When I looked just now the krinkle was listed with rank 1 despite not having data in a few columns. This appears to be because having no rank is considered 0 which (I guess) is a higher rank than 1?

Aklapper renamed this task from Key performance indicator: Top contributors to Key performance indicator: Top contributors: Should have sane Ranking algorithm which takes (un)reliability of user data into account.Nov 27 2015, 2:28 PM
Aklapper renamed this task from Key performance indicator: Top contributors: Should have sane Ranking algorithm which takes (un)reliability of user data into account to Key performance indicator: Top contributors: Find good Ranking algorithm fix bugs on page.Jan 28 2016, 9:13 PM
Aklapper updated the task description. (Show Details)

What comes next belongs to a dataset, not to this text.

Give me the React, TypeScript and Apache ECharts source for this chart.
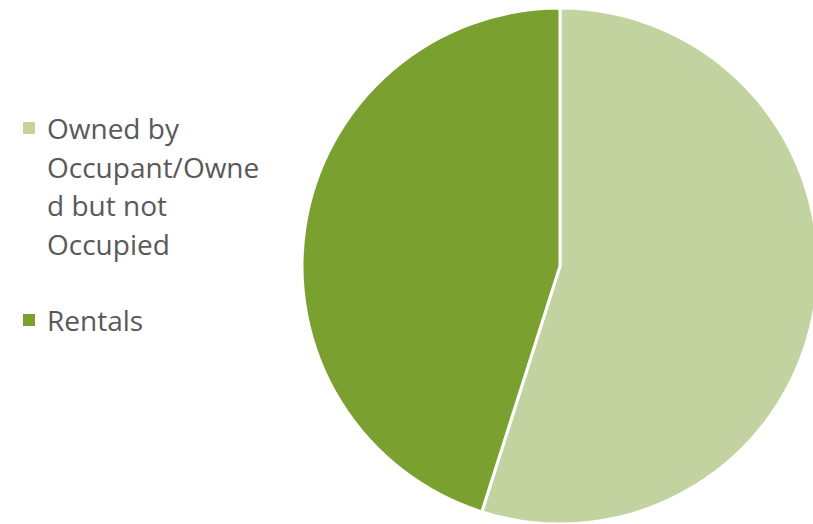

Note: I assume the timeframe of http://korma.wmflabs.org/browser/top-contributors.html is all time. Which might not be the best choice if we want to find current top contributors in T85600: Who are the top 50 independent contributors and what do they need from the WMF?

General comments on the user account data in korma:

Usernames in different data sources feel pretty much "detached by default" / not connected / merged into a single uuid identity.
This negatively influences the quality of the data displayed on korma.wmflabs.org.

After getting access to the JSON identities file, spending quite some hours on searching names and manually and time-consumingly merging UUIDs of the same persons in our user database in korma, I am sure that in the Wikimedia tech community, we will fail to recognize quite some emerging top contributors

  1. as long as underlying algorithms do not improve proposing or assuming which UUIDs are likely the same person (see e.g. data in T124475: Eliminate duplicated «"source": "wikimedia:its"» identities in korma identities DB),
  2. without a tool (T60585: Allow contributors to update their own details in tech metrics directly) that allows users to merge their UUIDs into one identity and without a motivation why users should care and use that tool,

This KPI is requiring a lot more hours than I expected, when I proposed a couple of years ago or so. We need to ask ourselves whether identifying top contributors and T85600: Who are the top 50 independent contributors and what do they need from the WMF? is worth the effort.

  1. without a tool (T60585: Allow contributors to update their own details in tech metrics directly) that allows users to merge their UUIDs into one identity and without a motivation why users should care and use that tool,

Motivation could easily come from publicizing the data and making sure contributors are involve in the fora (wikitech-l, etc) that the data ie publicized in.

These two empty sections can be removed.

https://github.com/Bitergia/mediawiki-dashboard/pull/70 (together with explaining the algorithm applied)

Merged the explanation on top of http://korma.wmflabs.org/browser/top-contributors.html

I think we can close this task as "good enough" once

  1. Input welcome: we have decided whether we really want all-time data here or just "last 2 years" or whatever
  2. Input welcome: we have decided if being able to sort by affiliation Independent is needed or if we can survive extracting from the current list
  3. T117871: Many profiles on profile.html do not display identity's name though data is available is fixed.
  4. T125797: top-contributors.html is not sorted by rank anymore is reproduced and fixed.
  5. T123929: Mailing lists recently added to korma do not have "Top senders" data created (JSON file is 404) is fixed.

For the records, http://korma.wmflabs.org/browser/top-contributors.html lists 225 people. As stats are all-time, people can have (had) multiple affiliations. Hence the sum of the following numbers is not 225: 80 are tagged as WMF, 80 as Independent, 8 as WMDE, 2 Hallo Welt, 1 Wikia, 1 WikiWorks, 62 without affiliation data.

Aklapper changed the task status from Open to Stalled.Feb 16 2016, 4:01 PM

All blocking tasks are fixed, hence closing as resolved.

If someone does not want all-time data but just "last 2 years" or such on http://korma.wmflabs.org/browser/top-contributors.html, please file a new separate task.

To find people with Independent affiliation, use your browser's search and its highlight function. (That should not be a topic for this task anyway, but only for T85600).